Waiter, there’s a fire in my drink

It was during her years of research that Suchde realised that the most waste was from the bar. She turned her attention there too. During her stint at The Farm in Chennai, Suchde took leftovers from the bar and put it back in their drinks and food. Recently, she did the same at Mumbai’s Woodside Inn creating Wasted, a sustainable menu with six cocktails. A Wheyski Sour uses whey from in-house ricotta for the ‘sour’ element, and orange syrup made from leftover orange rinds, and an orange rind dust.

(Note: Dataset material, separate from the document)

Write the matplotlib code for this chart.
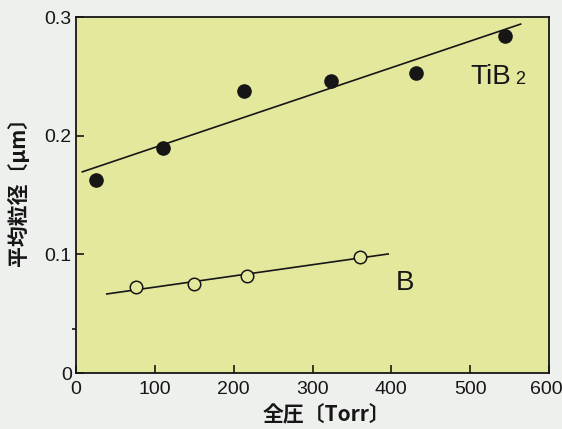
import matplotlib
matplotlib.use("Agg")
import matplotlib.pyplot as plt
from matplotlib.transforms import ScaledTranslation

# --- data ---
tib2_x = [25, 110, 213, 324, 431, 544]
tib2_y = [0.163, 0.190, 0.238, 0.246, 0.253, 0.284]
tib2_fit_x = [8, 564]
tib2_fit_y = [0.1695, 0.294]

b_x = [76, 150, 217, 360]
b_y = [0.0725, 0.075, 0.082, 0.098]
b_fit_x = [39, 396]
b_fit_y = [0.0666, 0.1003]

x_ticks = [0, 100, 200, 300, 400, 500, 600]
y_ticks = [0, 0.1, 0.2, 0.3]
y_tick_labels = ["0", "0.1", "0.2", "0.3"]

plt.rcParams['font.family'] = ['Liberation Sans', 'Noto Sans CJK JP', 'DejaVu Sans']

fig = plt.figure(figsize=(5.62, 4.29), dpi=100)
fig.patch.set_facecolor('#eef0ee')
ax = fig.add_axes([76/562, 1-373/429, (549-76)/562, (373-17)/429])
ax.set_facecolor('#e4e89c')

ink = '#161616'
ax.plot(tib2_fit_x, tib2_fit_y, color=ink, lw=1.2)
ax.plot(tib2_x, tib2_y, 'o', color=ink, ms=9.5, mec=ink)
ax.plot(b_fit_x, b_fit_y, color=ink, lw=1.2)
ax.plot(b_x, b_y, 'o', mfc='#e4e89c', mec=ink, ms=9, mew=1.1)

ax.set_xlim(0, 600)
ax.set_ylim(0, 0.3)
ax.set_xticks(x_ticks)
ax.set_xticklabels([str(v) for v in x_ticks])
ax.set_yticks(y_ticks)
ax.set_yticklabels(y_tick_labels)
ax.set_yticks([0.037], minor=True)
ax.tick_params(axis='both', direction='in', length=6, width=1.2, colors=ink, labelsize=14)
ax.tick_params(axis='y', which='minor', direction='out', length=3, width=1.2, colors=ink)
ax.tick_params(axis='x', pad=6)
ax.tick_params(axis='y', pad=3)
for s in ax.spines.values():
    s.set_linewidth(1.3)
    s.set_color(ink)

# nudge the last x tick label left so it stays inside the figure
lbl = ax.get_xticklabels()[-1]
lbl.set_transform(lbl.get_transform() + ScaledTranslation(-3/100, 0, fig.dpi_scale_trans))

ax.text(500, 0.2437, 'TiB', fontsize=20, color=ink, va='baseline', ha='left')
ax.text(557, 0.2437, '2', fontsize=13, color=ink, va='baseline', ha='left')
ax.text(417, 0.076, 'B', fontsize=20, color=ink, ha='center', va='center')

fig.text(326/562, 1-414/429, '全圧〔Torr〕', fontsize=15, fontweight='bold',
         family=['Noto Sans CJK JP', 'DejaVu Sans'], ha='center', va='center', color=ink)
fig.text(18/562, 1-186/429, '平均粒径〔μm〕', fontsize=15, fontweight='bold',
         family=['Noto Sans CJK JP', 'DejaVu Sans'], ha='center', va='center',
         rotation=90, color=ink)

fig.savefig('out.png', dpi=100, facecolor=fig.get_facecolor())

Another recipe uses home-grown Greater Than gin paired with a tonic made from the spent botanical used to make the liquor. These are the ‘normal’ drinks. Then there is corn off the cob, which has acorn milk vodka with a cordial of corn and lemon rind, served on a corn husk ‘coaster’. Sneaky Sundae is a boozy ‘dessert’ of a frozen banana peanut butter washed dark rum served in a waffle cone topped with banana peel oleo and candied banana peels. “The whole point is that you take these leftovers [like banana peels] and treat them as a normal ingredient,” she says.

Suchde takes sustainability seriously, beyond just food and drink — she uses public transport, and doesn’t use an AC or shower, among other things. “You have to take it one step at a time. In my case, it started with food and drink and I decided to translate that to other aspects of my life,” she says. “Being sustainable requires an effort.”